DATA FOR THIS EXERCISE:
○ ○ ○ ○ ○
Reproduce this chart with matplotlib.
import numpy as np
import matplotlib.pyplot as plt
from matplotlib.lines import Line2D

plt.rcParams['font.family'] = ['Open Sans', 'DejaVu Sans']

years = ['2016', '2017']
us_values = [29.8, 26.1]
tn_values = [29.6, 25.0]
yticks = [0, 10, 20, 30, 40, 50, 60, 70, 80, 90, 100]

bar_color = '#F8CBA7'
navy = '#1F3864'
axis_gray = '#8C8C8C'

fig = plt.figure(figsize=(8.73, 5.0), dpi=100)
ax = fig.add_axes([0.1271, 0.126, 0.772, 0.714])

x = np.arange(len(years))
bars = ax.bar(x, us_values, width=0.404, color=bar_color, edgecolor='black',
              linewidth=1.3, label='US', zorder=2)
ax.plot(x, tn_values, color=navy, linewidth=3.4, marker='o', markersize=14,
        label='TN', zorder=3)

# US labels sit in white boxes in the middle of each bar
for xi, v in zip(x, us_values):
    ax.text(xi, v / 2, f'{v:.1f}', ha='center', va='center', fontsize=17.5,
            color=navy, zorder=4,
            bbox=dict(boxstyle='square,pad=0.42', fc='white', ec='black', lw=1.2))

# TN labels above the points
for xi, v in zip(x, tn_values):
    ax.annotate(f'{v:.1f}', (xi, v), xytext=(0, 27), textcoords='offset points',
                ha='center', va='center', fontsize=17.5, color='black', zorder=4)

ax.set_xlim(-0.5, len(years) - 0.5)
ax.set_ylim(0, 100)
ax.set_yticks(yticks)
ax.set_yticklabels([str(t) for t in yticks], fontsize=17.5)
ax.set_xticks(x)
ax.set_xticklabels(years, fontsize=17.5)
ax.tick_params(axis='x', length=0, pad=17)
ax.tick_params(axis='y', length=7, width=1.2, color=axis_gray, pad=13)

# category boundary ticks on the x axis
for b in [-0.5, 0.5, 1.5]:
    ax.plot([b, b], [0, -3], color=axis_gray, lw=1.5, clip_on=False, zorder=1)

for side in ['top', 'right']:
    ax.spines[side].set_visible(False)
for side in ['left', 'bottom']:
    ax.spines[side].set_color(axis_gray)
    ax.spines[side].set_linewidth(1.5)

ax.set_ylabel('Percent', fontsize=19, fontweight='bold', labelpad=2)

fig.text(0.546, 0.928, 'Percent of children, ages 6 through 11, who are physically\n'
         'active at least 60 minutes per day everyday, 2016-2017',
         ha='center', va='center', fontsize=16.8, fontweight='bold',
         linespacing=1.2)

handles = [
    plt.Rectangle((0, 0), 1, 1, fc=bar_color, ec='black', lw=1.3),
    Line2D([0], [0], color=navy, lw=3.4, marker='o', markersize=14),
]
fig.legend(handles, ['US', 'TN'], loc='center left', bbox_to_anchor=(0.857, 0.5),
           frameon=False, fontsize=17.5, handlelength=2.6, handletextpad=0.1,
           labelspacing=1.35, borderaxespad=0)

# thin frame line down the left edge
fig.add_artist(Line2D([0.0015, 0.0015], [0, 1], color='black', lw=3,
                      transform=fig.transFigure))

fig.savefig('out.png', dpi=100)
○ ○ ○ ○ ○
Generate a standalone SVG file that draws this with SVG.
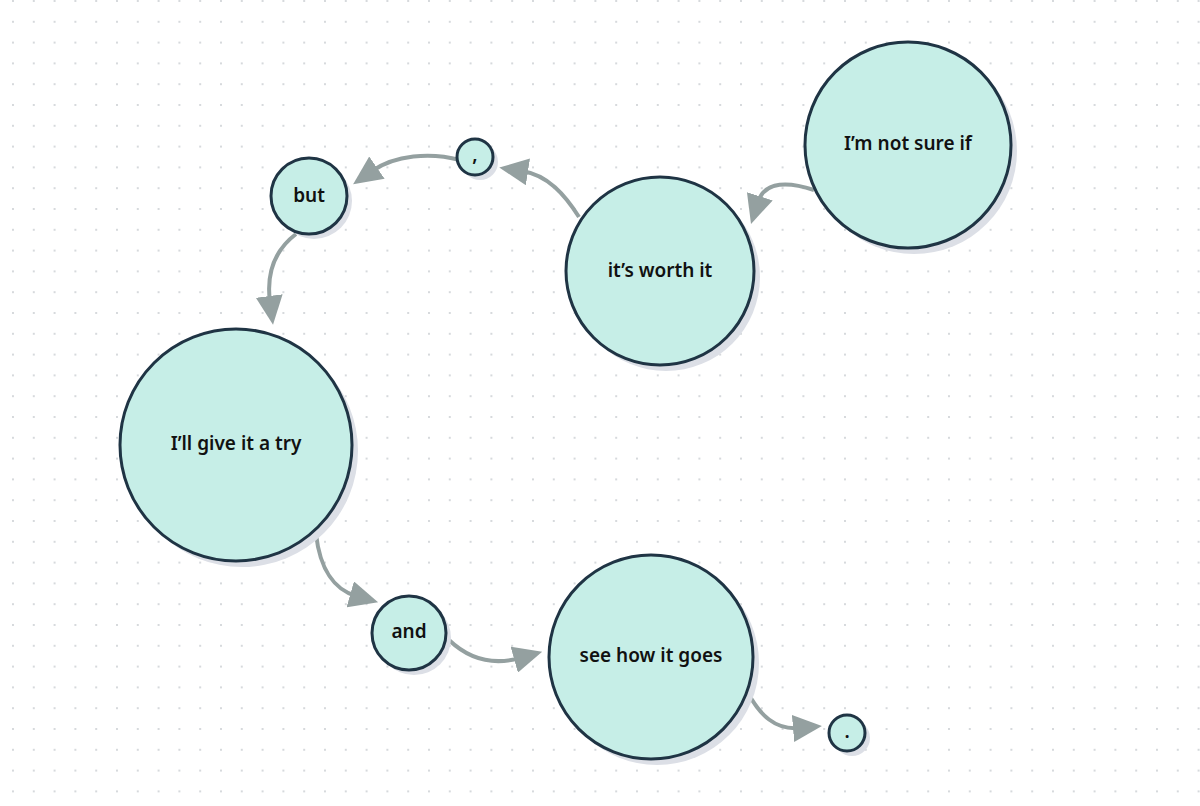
○ ○ ○ ○ ○
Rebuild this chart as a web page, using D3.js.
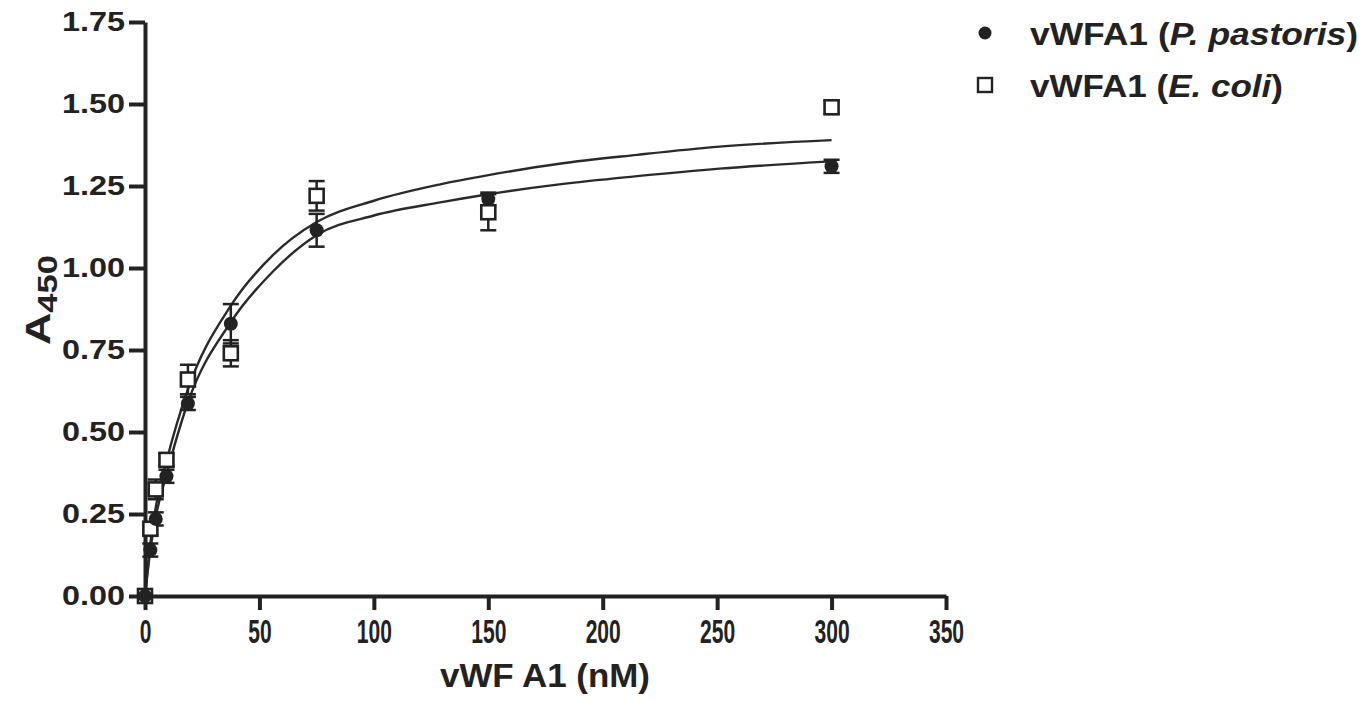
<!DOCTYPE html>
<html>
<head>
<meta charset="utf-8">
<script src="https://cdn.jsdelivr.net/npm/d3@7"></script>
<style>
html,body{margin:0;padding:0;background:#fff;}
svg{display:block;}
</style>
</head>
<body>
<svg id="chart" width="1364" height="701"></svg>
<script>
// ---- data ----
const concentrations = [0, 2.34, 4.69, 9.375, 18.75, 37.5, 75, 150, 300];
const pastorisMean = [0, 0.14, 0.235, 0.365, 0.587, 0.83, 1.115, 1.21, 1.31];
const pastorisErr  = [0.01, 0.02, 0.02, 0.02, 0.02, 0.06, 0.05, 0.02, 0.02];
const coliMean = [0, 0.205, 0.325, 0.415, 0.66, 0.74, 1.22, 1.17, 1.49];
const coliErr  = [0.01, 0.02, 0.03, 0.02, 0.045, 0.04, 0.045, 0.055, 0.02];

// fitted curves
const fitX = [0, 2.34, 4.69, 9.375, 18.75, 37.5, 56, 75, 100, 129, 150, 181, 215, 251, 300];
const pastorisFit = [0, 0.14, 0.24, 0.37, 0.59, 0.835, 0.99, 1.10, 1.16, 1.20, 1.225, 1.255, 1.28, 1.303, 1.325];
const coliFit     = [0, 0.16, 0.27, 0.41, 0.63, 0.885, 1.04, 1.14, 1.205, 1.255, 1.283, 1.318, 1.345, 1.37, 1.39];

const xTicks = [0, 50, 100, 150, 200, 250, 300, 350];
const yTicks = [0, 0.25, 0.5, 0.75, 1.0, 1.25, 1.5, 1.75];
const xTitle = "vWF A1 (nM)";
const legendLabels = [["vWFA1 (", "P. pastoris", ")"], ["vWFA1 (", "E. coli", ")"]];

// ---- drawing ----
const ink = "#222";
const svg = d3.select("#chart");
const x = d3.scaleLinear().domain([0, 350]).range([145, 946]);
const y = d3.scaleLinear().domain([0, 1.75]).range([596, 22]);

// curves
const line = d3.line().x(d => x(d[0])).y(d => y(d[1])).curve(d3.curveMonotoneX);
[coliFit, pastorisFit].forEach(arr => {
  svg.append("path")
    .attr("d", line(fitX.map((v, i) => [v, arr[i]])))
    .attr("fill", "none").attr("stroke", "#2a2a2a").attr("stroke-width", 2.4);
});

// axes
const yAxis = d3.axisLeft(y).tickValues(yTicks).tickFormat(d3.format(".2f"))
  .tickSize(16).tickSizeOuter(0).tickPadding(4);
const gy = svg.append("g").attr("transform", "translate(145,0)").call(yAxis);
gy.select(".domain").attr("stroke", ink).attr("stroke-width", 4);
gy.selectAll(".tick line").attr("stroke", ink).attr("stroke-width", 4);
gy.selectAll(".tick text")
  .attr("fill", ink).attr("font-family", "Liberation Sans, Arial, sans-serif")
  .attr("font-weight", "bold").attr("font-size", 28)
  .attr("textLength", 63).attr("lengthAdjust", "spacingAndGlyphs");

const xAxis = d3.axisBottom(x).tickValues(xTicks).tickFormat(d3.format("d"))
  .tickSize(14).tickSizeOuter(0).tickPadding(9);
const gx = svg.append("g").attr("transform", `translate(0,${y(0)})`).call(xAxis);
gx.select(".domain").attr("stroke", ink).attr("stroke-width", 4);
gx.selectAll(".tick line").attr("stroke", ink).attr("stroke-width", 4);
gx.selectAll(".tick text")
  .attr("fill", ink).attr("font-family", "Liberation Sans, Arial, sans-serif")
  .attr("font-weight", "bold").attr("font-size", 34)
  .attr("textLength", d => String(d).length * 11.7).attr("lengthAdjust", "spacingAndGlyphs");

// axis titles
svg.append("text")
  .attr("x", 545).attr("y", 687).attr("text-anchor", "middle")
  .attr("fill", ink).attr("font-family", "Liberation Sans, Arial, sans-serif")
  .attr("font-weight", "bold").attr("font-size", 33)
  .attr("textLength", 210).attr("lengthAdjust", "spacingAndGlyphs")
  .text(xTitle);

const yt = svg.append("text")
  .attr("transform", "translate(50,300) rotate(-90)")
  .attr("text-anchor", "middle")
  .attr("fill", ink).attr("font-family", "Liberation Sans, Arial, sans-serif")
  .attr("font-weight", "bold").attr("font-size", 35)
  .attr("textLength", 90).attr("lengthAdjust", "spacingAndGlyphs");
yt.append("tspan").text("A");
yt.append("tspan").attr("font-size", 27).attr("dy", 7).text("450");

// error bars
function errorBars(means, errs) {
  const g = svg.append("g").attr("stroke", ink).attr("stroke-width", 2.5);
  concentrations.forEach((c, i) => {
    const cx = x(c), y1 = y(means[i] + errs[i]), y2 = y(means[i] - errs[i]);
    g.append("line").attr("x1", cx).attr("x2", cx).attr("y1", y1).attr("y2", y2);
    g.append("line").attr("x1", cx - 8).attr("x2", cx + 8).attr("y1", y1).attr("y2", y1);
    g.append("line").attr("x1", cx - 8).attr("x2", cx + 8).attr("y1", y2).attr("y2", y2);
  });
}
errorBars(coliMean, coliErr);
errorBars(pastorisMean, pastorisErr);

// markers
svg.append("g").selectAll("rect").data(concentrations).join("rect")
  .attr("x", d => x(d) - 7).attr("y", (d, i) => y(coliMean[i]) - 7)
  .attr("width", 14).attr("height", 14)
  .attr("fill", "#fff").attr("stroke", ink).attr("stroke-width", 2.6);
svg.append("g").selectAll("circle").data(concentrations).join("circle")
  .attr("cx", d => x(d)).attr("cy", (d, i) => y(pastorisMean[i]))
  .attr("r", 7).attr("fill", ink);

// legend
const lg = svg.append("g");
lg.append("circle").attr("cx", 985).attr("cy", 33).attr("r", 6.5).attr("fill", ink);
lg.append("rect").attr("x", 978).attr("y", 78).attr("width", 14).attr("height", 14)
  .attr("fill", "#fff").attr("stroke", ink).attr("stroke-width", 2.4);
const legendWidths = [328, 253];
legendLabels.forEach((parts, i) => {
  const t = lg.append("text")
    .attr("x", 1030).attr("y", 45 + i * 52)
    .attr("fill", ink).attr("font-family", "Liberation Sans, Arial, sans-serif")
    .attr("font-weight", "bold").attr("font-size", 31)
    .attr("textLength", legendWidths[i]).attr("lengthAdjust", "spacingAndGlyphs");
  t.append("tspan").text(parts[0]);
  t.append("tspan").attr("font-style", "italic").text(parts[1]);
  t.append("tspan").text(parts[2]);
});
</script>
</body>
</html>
○ ○ ○ ○ ○
DIRECTIONS FOR THIS TASK: Transcribe the records above exactly, beginning at the line that contains "Reproduce this chart with matplotlib." and ending with the line that contains "ax = fig.add_axes([0.1271, 0.126, 0.772, 0.714])", both included, and nothing else.

THE COMPLETED TASK:
Reproduce this chart with matplotlib.
import numpy as np
import matplotlib.pyplot as plt
from matplotlib.lines import Line2D

plt.rcParams['font.family'] = ['Open Sans', 'DejaVu Sans']

years = ['2016', '2017']
us_values = [29.8, 26.1]
tn_values = [29.6, 25.0]
yticks = [0, 10, 20, 30, 40, 50, 60, 70, 80, 90, 100]

bar_color = '#F8CBA7'
navy = '#1F3864'
axis_gray = '#8C8C8C'

fig = plt.figure(figsize=(8.73, 5.0), dpi=100)
ax = fig.add_axes([0.1271, 0.126, 0.772, 0.714])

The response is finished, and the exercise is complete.